_RECORDS PROVIDED:_
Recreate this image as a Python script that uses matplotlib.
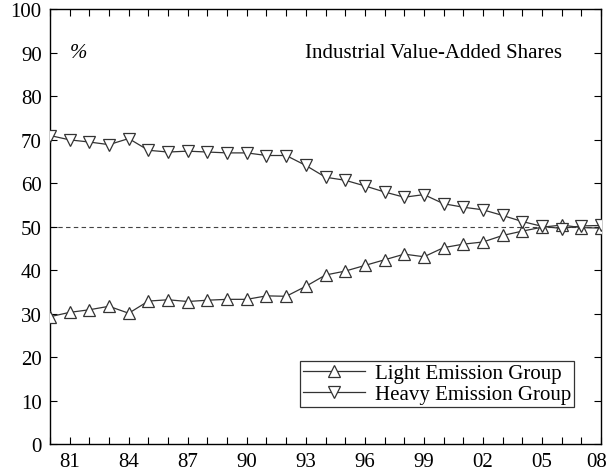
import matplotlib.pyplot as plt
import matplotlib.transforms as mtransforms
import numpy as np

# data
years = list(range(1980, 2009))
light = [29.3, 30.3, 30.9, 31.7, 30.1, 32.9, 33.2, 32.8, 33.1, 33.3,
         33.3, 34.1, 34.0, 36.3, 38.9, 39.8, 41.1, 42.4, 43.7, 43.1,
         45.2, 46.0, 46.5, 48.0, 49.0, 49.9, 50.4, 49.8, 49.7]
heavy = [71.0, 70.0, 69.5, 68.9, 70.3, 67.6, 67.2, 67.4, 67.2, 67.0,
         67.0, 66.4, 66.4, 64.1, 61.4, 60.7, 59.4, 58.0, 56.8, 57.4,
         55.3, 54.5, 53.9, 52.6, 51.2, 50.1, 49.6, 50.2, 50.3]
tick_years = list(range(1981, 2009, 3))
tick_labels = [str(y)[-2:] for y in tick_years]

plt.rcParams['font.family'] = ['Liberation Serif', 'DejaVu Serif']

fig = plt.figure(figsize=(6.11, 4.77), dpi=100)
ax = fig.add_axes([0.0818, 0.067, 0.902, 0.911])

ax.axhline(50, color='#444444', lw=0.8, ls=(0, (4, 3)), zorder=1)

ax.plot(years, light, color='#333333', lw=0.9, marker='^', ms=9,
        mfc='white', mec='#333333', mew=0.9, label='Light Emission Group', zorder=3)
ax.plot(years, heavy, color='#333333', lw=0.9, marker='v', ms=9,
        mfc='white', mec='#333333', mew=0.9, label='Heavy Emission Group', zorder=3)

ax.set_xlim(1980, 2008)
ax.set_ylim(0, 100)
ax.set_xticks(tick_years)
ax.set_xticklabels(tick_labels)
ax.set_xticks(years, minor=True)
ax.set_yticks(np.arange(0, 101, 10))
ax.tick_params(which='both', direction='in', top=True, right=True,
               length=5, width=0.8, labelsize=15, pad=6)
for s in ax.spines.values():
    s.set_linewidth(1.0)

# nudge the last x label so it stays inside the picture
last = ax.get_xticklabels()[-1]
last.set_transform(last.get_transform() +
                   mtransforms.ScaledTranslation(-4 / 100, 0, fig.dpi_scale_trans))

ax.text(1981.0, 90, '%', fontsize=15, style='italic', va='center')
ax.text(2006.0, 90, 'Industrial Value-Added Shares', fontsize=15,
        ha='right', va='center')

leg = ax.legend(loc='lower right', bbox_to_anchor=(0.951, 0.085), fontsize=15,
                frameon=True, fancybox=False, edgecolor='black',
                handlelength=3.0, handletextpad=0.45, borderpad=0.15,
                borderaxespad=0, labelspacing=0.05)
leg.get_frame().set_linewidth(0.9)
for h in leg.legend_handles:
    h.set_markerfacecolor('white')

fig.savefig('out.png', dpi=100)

==

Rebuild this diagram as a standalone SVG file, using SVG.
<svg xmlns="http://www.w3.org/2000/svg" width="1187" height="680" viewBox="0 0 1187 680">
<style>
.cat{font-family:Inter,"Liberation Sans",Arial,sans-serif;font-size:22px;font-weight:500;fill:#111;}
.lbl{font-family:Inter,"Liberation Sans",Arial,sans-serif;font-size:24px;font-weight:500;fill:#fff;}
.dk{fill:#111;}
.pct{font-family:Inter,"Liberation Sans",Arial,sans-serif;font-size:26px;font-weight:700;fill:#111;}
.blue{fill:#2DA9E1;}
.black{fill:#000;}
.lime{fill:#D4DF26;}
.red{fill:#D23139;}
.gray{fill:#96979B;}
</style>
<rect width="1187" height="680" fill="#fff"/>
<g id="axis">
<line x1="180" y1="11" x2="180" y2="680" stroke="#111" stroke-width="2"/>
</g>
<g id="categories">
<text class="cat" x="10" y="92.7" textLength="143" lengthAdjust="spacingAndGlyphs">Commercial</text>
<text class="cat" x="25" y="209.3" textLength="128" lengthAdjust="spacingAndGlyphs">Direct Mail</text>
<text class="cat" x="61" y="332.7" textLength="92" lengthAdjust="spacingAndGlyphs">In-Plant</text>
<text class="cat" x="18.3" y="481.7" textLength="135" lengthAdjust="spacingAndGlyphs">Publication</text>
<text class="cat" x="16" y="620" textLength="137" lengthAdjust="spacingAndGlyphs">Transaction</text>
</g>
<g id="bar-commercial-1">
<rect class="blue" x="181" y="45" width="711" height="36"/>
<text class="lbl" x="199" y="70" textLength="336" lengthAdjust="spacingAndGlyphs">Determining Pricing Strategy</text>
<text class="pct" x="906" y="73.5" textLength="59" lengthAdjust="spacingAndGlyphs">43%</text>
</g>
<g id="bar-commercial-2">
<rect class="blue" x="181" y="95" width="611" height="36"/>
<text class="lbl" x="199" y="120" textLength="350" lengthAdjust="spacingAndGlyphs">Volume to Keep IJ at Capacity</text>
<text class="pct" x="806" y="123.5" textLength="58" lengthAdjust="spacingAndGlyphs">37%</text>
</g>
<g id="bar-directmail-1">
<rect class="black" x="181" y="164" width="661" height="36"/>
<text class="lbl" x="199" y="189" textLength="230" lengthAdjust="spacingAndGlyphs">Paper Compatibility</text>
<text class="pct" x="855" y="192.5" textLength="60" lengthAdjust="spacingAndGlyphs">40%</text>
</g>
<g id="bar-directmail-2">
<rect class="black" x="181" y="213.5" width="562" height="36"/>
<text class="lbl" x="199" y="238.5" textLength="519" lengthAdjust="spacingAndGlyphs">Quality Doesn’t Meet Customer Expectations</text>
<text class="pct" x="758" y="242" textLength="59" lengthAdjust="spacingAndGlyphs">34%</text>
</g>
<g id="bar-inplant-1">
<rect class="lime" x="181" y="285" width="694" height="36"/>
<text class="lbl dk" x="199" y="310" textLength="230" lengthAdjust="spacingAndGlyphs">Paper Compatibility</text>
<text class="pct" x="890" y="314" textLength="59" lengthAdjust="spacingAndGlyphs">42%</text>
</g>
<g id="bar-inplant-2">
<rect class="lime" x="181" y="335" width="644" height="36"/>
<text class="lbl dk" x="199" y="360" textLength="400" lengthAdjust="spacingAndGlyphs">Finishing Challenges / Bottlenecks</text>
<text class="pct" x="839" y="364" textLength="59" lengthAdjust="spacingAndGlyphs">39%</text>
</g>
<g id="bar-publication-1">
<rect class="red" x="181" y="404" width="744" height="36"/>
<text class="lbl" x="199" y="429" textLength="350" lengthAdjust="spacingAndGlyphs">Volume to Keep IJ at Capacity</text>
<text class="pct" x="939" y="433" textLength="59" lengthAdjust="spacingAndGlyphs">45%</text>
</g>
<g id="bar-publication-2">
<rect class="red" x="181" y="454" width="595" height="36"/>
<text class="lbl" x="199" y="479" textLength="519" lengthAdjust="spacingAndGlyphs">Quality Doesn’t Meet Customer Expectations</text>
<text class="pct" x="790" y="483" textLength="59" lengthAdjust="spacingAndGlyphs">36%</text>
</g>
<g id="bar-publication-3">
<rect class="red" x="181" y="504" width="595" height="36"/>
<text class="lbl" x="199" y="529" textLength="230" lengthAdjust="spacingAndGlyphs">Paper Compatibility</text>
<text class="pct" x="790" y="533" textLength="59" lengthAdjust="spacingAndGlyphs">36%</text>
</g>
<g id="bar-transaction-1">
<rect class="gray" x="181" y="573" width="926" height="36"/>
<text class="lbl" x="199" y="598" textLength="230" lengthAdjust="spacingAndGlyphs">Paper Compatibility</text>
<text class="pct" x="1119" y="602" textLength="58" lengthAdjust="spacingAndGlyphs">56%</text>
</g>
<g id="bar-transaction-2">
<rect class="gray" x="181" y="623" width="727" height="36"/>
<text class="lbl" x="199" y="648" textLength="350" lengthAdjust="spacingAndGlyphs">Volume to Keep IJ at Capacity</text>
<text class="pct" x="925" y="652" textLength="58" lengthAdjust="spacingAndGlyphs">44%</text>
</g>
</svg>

* * *

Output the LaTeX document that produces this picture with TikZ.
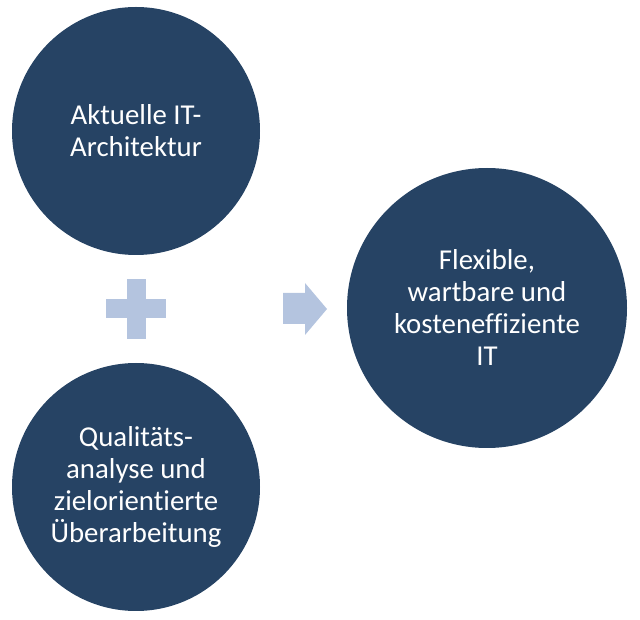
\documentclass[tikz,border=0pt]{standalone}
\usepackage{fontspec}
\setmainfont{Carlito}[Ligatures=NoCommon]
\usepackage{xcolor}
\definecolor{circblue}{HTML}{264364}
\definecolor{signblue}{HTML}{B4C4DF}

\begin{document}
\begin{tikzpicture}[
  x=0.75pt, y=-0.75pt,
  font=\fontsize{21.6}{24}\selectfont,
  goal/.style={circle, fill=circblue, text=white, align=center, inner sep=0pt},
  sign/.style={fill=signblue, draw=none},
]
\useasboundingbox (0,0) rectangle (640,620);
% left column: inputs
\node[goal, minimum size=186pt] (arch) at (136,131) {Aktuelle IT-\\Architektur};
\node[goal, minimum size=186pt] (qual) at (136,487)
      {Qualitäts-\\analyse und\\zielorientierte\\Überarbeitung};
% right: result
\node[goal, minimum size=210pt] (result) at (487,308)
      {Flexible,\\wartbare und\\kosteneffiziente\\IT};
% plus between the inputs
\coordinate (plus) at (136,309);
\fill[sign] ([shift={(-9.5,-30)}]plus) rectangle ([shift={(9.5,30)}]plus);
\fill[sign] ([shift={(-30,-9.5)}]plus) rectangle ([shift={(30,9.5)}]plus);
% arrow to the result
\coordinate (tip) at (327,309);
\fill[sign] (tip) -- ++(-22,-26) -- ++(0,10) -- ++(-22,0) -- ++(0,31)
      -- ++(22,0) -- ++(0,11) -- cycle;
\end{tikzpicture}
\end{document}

_AIM OF THE TASK:_
Begin with the line that contains "Recreate this image" and end with the line that contains "import numpy as np"; write out both and all lines between exactly, but no pictures.

_TASK SOLUTION:_
Recreate this image as a Python script that uses matplotlib.
import matplotlib.pyplot as plt
import matplotlib.transforms as mtransforms
import numpy as np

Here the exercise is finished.